Thursday, July 17, 2014

"With all the crashes in this year's Tour..."

Every year there are crashes in the Tour de France and every year - in the first week, when fast, fresh fields are racing sprint stages - pundits take to blogs, Twitter, or forums to say that this Tour is the crashiest they can remember.

Why has it been so crashy? Too many drugs, not enough drugs, cobbles, race radios, no race radios, the stages are too easy, the stages are too hard, power meters instead of bike handling, carbon bikes, carbon wheels - people present a long list of possible reasons.

But wait - ARE there more crashes this year than in in previous years? Let's look at the data.


First Analysis

I took a look at the number of Tour de France finishers versus the number of starters for the Tours from 1999 to 2013. Now, this just tells us how many people stayed in - not why riders didn't finish. There are a number of possible reasons in addition to crash injury. Foremost is missing the time cuts. Attrition is at best a rough estimate of crashing, but it's probably most useful in the first 10 days of racing - before the Tour usually sees major mountain days that are likely to cause riders to miss time cuts.

In these 15 years, the average attrition rate is 20.3%. It is higher in the early part of the range. Figure 1 shows 1999 through 2013, and you can see that there are peaks and valleys but the overall trend is that of declining attrition.

You could generate some funky hypotheses from this, too - with more riders staying in the race, are the races faster and more aggressive?


Second Analysis

I took a look at the six most recent Tours, including the one in progress. In the chart below, the y-axis is the number of total abandons, and the x-axis is the stage. This chart shows us how many people drop out of the Tour as it progresses.

The real outlier there is 2012, which saw 45 abandons for an attrition rate of 22.7%. But the others are all clustered in the 26 to 32 range: 2009 (26, 13.3%), 2010 (29, 14.1%), 2011 (32, 15.7%), and 2013 (29, 14.6%) all have attrition that is less than that 15-year average of 20.3%.

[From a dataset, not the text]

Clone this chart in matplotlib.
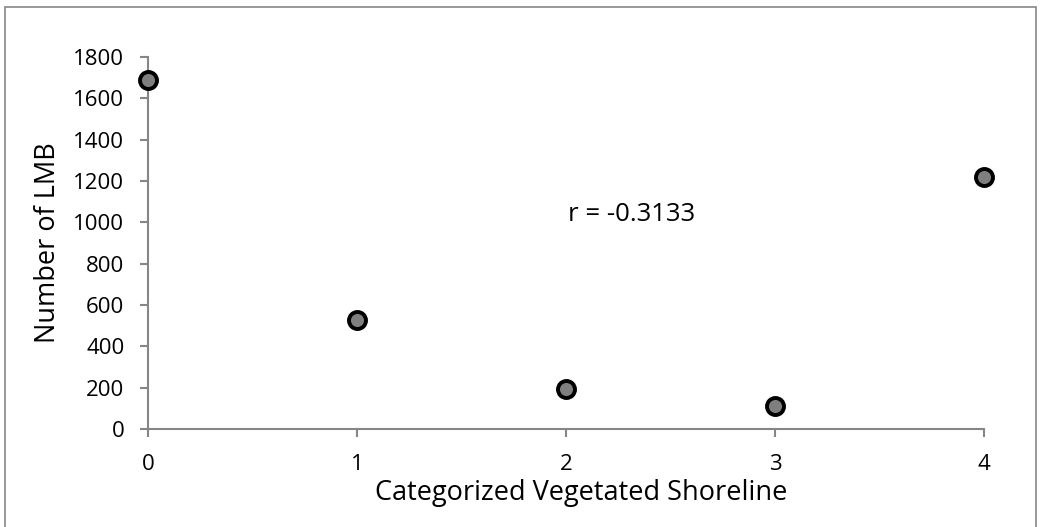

2014 is nestled solidly in the middle of the range. As of Stage 11, there have been 19 abandons for an attrition rate of 9.6%.
With the exception of 2010, each of these saw a pretty definitive uptick between 6 and 10 days into the race.


Conclusions

Except for 2012, recent Tours (2009-2014) have had less attrition than the 15-year average. The 2012 Tour de France had a higher than average attrition rate. Considering the fact that the recent 5 years have had a lower-than-average attrition rate, this makes 2012 seem even more unusual.

However, this year's Tour is solidly average.


Limitations

Yes, attrition is only a rough approximation of crashiness. If you'd like to review all of the footage of the past 15 years of the Tour de France and manually count crashes, you are welcome to do so. It should only be a couple thousand hours of tape. Please put your results in the comments.